3. Another thing Cliff took from Lenin was his notion of revolutionaries aspiring to be tribunes of the people, who champion all sorts of political causes, not syndicalists operating purely at an economic or trade union level. He foregrounded Lenin's turn against 'economism', which Lenin expressed most forcefully in 1902's 'What is to be done?'. Cliff would have surely been mortified by the phrase 'a turn to the class': while the working class was always central to Cliff's political vision, it was precisely a political vision, which means seeing further than the narrow horizons of immediate bread-and-butter struggles.

4. Finally, there's Cliff's adoption of Lenin's 'bending the stick', which refers to the need for socialist leadership to argue and fight - when necessary - for radical changes in how an organisation operates. This requires firm and decisive leadership, imagination and a determination to overcome conservatism in the ranks. It is one of the more controversial aspects of Cliff's thinking, mainly because such changes can meet with resistance inside the organisation.

This is only natural: we all become accustomed to comfortable ways of working, we feel a need for stability and holding organisation together, so it can feel like a threat. All changes in the history of the SWP (and its forerunners) have met with some resistance. And the danger of missing opportunities - of failing to make necessary changes, as the political conditions change - is always present. This becomes obvious when something on the scale of, say, a major crisis of the capitalist system happens.

So, these are some (but not all) of the central ideas that enabled Cliff to sustain the thread of genuine revolutinary socialism. He was simultaneously loyal to Lenin and creative in adapting his methods to the very different conditions of an advanced Western capitalism in the second half of the 20th century. Entering a new decade, in the wake of an epoch-defining economic crisis, the challenge is again to apply those principles to changed conditions.

1 comment:

  1. "This requires firm and decisive leadership, imagination and a determination to overcome conservatism in the ranks"

    ... and to overcome ultra-leftism too, of course. That also requires decisiveness. The history of the labour movement shows that it is just as often necessary to overcome the harebrained propagandism and ultra-leftism of inexperienced people such as yourself, who seem to think that all problems can be solved by beating their own chests a bit about how 'decisive' they are.

    I think you might find Chris Harman's history of the German Revolution interesting, where he describes how the KPD dealt with the ultra-lefts by picking off their cadres one at a time (boldly and decisively) and expelling them in a quite carefully conceived plan in order to root out their malign influence in the party. I'm guessing that members of the SWP CC have been reading the book recently.

    Lenin to Clara Zetkin:
    I can well understand that in such a situation there should be a 'left opposition'. There are, of course, some CLP [KAPD] elements left, disorientated, suffering workers who feel revolutionary, but are politically raw and confused. Things move forwards so slowly. World history does not seem to hurry, but the discontented ... workers think your party leaders don't want it to hurry.

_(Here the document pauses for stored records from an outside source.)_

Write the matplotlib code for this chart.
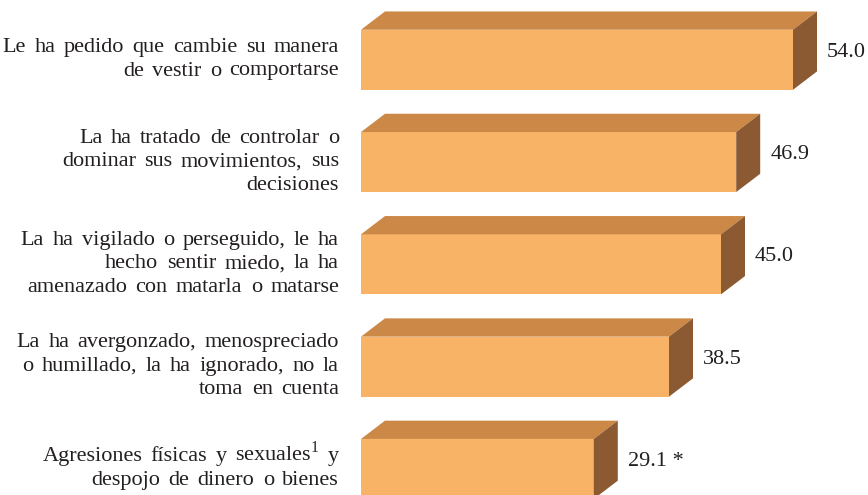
import matplotlib
matplotlib.use("Agg")
import matplotlib.pyplot as plt
from matplotlib.patches import Polygon
import numpy as np

categories = [
    ["Le ha pedido que cambie su manera", "de vestir o comportarse"],
    ["La ha tratado de controlar o", "dominar sus movimientos, sus", "decisiones"],
    ["La ha vigilado o perseguido, le ha", "hecho sentir miedo, la ha", "amenazado con matarla o matarse"],
    ["La ha avergonzado, menospreciado", "o humillado, la ha ignorado, no la", "toma en cuenta"],
    ["Agresiones físicas y sexuales$^{\\mathregular{1}}$ y", "despojo de dinero o bienes"],
]
values = [54.0, 46.9, 45.0, 38.5, 29.1]
value_labels = ["54.0", "46.9", "45.0", "38.5", "29.1 *"]

FRONT = "#F9B366"
TOP = "#CC8847"
SIDE = "#8B5A32"

W, H = 868, 495
fig = plt.figure(figsize=(W / 100, H / 100), dpi=100)
ax = fig.add_axes([361 / W, 0, (W - 361) / W, 1])
pxx = 8.0       # pixels per value unit
pxy = 102.3     # pixels per category
ax.set_xlim(0, (W - 361) / pxx)
y0 = 59.75
ax.set_ylim((H - y0) / pxy, -y0 / pxy)
ax.axis("off")

bh = 60 / pxy
dx = 24 / pxx
dy = 18.3 / pxy
ypos = np.arange(len(values))

ax.barh(ypos, values, height=bh, color=FRONT, edgecolor="none", zorder=2)
for y, v in zip(ypos, values):
    top = y - bh / 2
    bot = y + bh / 2
    ax.add_patch(Polygon([(0, top), (dx, top - dy), (v + dx, top - dy), (v, top)],
                         closed=True, facecolor=TOP, edgecolor="none", zorder=2))
    ax.add_patch(Polygon([(v, top), (v + dx, top - dy), (v + dx, bot - dy), (v, bot)],
                         closed=True, facecolor=SIDE, edgecolor="none", zorder=2))

font = dict(family="Liberation Serif", fontsize=16, color="#231F20")
renderer = fig.canvas.get_renderer()
space_px = 16 * 100 / 72 * 0.25
extra_px = 2.8
line_px = 23.5
right_px = -22
for y, lines in zip(ypos, categories):
    n = len(lines)
    for k, line in enumerate(lines):
        off = (4 + (k - (n - 1) / 2) * line_px) / pxy
        xp = right_px
        for word in reversed(line.split(" ")):
            t = ax.text(xp / pxx, y + off, word, ha="right", va="baseline",
                        clip_on=False, **font)
            wpx = t.get_window_extent(renderer).width
            xp -= wpx + space_px + extra_px

for y, v, lab in zip(ypos, values, value_labels):
    ax.text(v + dx + 10 / pxx, y - 3 / pxy, lab, ha="left", va="baseline",
            clip_on=False, **font)

fig.savefig("out.png", dpi=100)
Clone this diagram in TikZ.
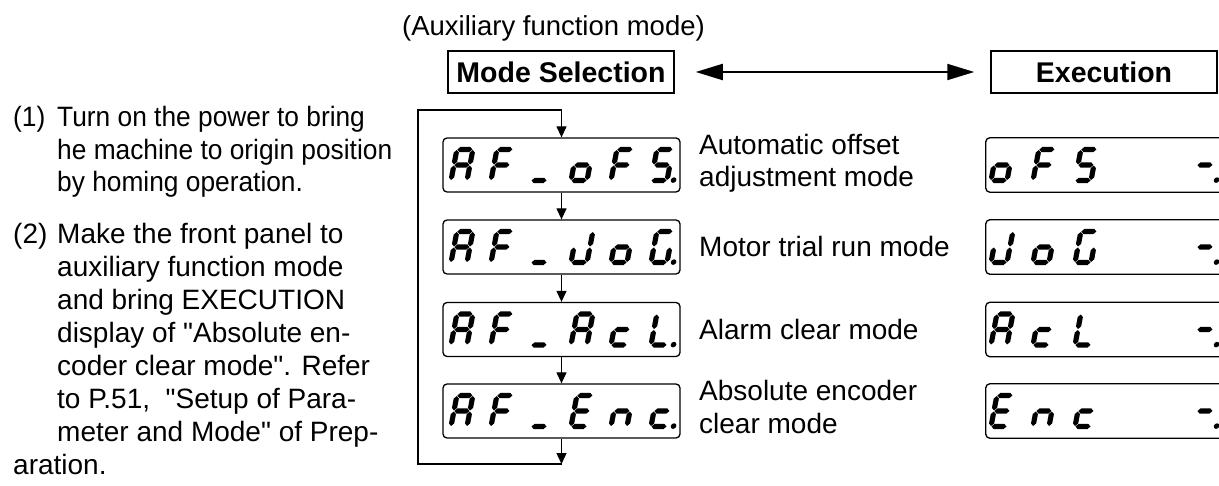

They make them responsible for the rate of the world revolution, cavil and curse. I understand all that...But what I don't understand is a leadership of the 'left opposition' such as I listened to...No, such an opposition, such leadership does not impress me. But I tell you frankly that I am just as little impressed by your 'centre' which does not understand, which has'nt the energy to have done with such petty demagogues. Surely its an easy thing to replace such people, to withdraw the revolutionary minded workers from them and educate them politically. Just because they are revolutionary minded workers, whilst radicals of the type in question are at bottom the worst sort of opportunists".